3. America cannot be the hegemon and court valued customers at the same time.
This is another one of those “yeah, of course” realizations. But stop and think for a minute. Where, in the contrast between Western-oriented and Eastern-oriented International Orders, do we see the United States curtailing its role as hegemon so that it can compete in the trade wars along with Europe and China? I’ve read about our hegemony and I’ve read about our trade initiatives, but I have not reconciled our much-heralded “leadership of the Western World”with our courtship of new customers.
While I was preparing for the discussion of our economic relationship with South Africa, I ran across an article by Parag Khanna in the New York Times. Khanna invents the term ‘Second World” to refer to the nations that are just becoming rich enough to be valuable customers. [4]
When I started thinking of it that way, I found this picture, (above) which represents the latter part of that dilemma. Khanna says that China, Europe, and the U. S. are engaged in all-out courtship of these nations for their trade and their resources. In this picture, I saw the Second World as the attractive woman in the center and China, Europe, and the U. S. (clockwise around the circle) as suitors.
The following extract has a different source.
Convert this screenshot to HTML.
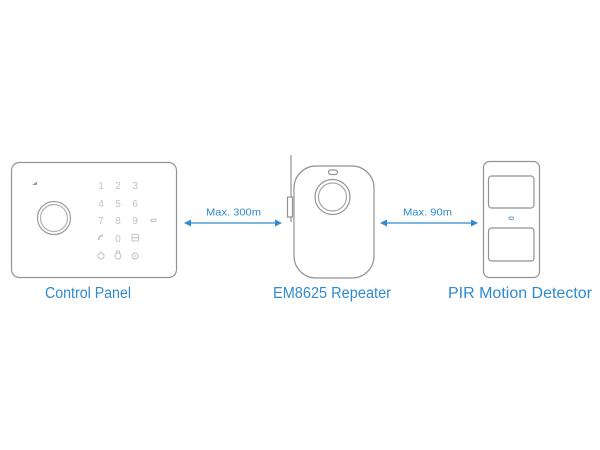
<!DOCTYPE html>
<html><head><meta charset="utf-8"><style>
html,body{margin:0;padding:0;background:#fff;}
svg{display:block;}
</style></head><body>
<svg width="600" height="450" viewBox="0 0 600 450" xmlns="http://www.w3.org/2000/svg">
<rect width="600" height="450" fill="#fff"/>
<g fill="none" stroke="#929292" stroke-width="1.2">
  <!-- Control panel -->
  <rect x="11.5" y="162.5" width="165" height="115" rx="8"/>
  <circle cx="54" cy="218" r="16.5" stroke="#9a9a9a"/>
  <circle cx="54" cy="218" r="13.5" stroke="#b0b0b0"/>
  <!-- Repeater -->
  <rect x="294" y="166" width="80" height="112" rx="22"/>
  <circle cx="332.5" cy="197" r="17.5"/>
  <circle cx="332.5" cy="197" r="14" stroke="#a8a8a8"/>
  <rect x="328.5" y="170" width="9" height="4.5" rx="2.2"/>
  <line x1="291" y1="155" x2="291" y2="197"/>
  <rect x="287.5" y="197" width="5" height="20"/>
  <line x1="291" y1="217" x2="291" y2="222"/>
  <!-- PIR -->
  <rect x="483.5" y="161.5" width="56" height="116" rx="6"/>
  <rect x="488.5" y="176" width="45.5" height="32" rx="3"/>
  <rect x="488.5" y="228" width="45.5" height="33" rx="3"/>
</g>
<rect x="509" y="217" width="4.5" height="2.5" rx="1.2" fill="none" stroke="#6ea4cf" stroke-width="0.9"/>
<!-- signal icon -->
<polygon points="32,185 37,181.5 37,185" fill="#9a9a9a"/>
<!-- keypad -->
<g font-family="'Liberation Sans', sans-serif" font-size="10" fill="#c2c2c2" text-anchor="middle">
  <text x="101" y="189">1</text><text x="118" y="189">2</text><text x="135" y="189">3</text>
  <text x="101" y="207">4</text><text x="118" y="207">5</text><text x="135" y="207">6</text>
  <text x="101" y="224">7</text><text x="118" y="224">8</text><text x="135" y="224">9</text>
  <text x="118" y="242">0</text>
</g>
<g fill="none" stroke="#c2c2c2" stroke-width="1">
  <path d="M98.5,240 Q99,235.5 103,235.5" stroke-width="1.8"/>
  <rect x="132" y="234.5" width="6.5" height="6.5" rx="1"/>
  <line x1="132" y1="237.8" x2="138.5" y2="237.8"/>
  <rect x="151" y="219" width="5" height="2.5" rx="1"/>
  <circle cx="101" cy="256" r="3"/><line x1="101" y1="251" x2="101" y2="253"/>
  <circle cx="118" cy="256" r="3"/><path d="M116.5,253 V251.5 Q118,250 119.5,251.5 V253"/>
  <circle cx="135" cy="256" r="3"/><line x1="135" y1="254.5" x2="135" y2="257.5"/>
</g>
<!-- arrows -->
<g stroke="#2f8ad0" stroke-width="1.3" fill="#2f8ad0">
  <line x1="188" y1="223" x2="278" y2="223"/>
  <polygon points="184,223 191,219.5 191,226.5" stroke="none"/>
  <polygon points="282,223 275,219.5 275,226.5" stroke="none"/>
  <line x1="384" y1="223" x2="474" y2="223"/>
  <polygon points="380,223 387,219.5 387,226.5" stroke="none"/>
  <polygon points="478,223 471,219.5 471,226.5" stroke="none"/>
</g>
<g font-family="'Liberation Sans', sans-serif" fill="#2f8ad0">
  <text x="206" y="215.5" font-size="10.5" textLength="55" lengthAdjust="spacingAndGlyphs">Max. 300m</text>
  <text x="403" y="215.5" font-size="10.5" textLength="49" lengthAdjust="spacingAndGlyphs">Max. 90m</text>
  <text x="45" y="298" font-size="15.5" textLength="86" lengthAdjust="spacingAndGlyphs">Control Panel</text>
  <text x="273" y="298" font-size="15.5" textLength="118" lengthAdjust="spacingAndGlyphs">EM8625 Repeater</text>
  <text x="448" y="298" font-size="15.5" textLength="144" lengthAdjust="spacingAndGlyphs">PIR  Motion Detector</text>
</g>
</svg>
</body></html>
And when I began to see commercial “courtship” in this way, the contrast with “American hegemony” became a very sharp contrast.
Conclusion
Sometimes, I guess, the most obvious lessons are the hardest to learn. That is particularly true if you have spent an apprenticeship of…oh…70 years or so in learning not to see the obvious things. But now that I have seen them, I guess they are going to have to compete for mindspace with all the other things I have learned.
[1] From the lesser to the greater. For example, in Luke (23:31) Jesus says, “For if people do these things when the tree is green, what will happen when it is dry? Green is the lesser (a minori) and dry the greater (ad maius)
[2] There doesn’t seem to be any way around this unfamiliar word. It is a Greek word ”hegemōn”which means “leader,” just as the German “Fuhrer” does. In common use, it refers to the leading nation among a set of powerful nations. The abstract noun “hegemony” is more familiar to most readers.
[3] The only major downside to this abbreviation is that for most Americans, EIO already means something and McDonald’s farm is not where I want people’s imaginations to be headed.
[4] Rather than the old division where “second world” referred to the communist countries, and “third world” to the poor and underdeveloped ones.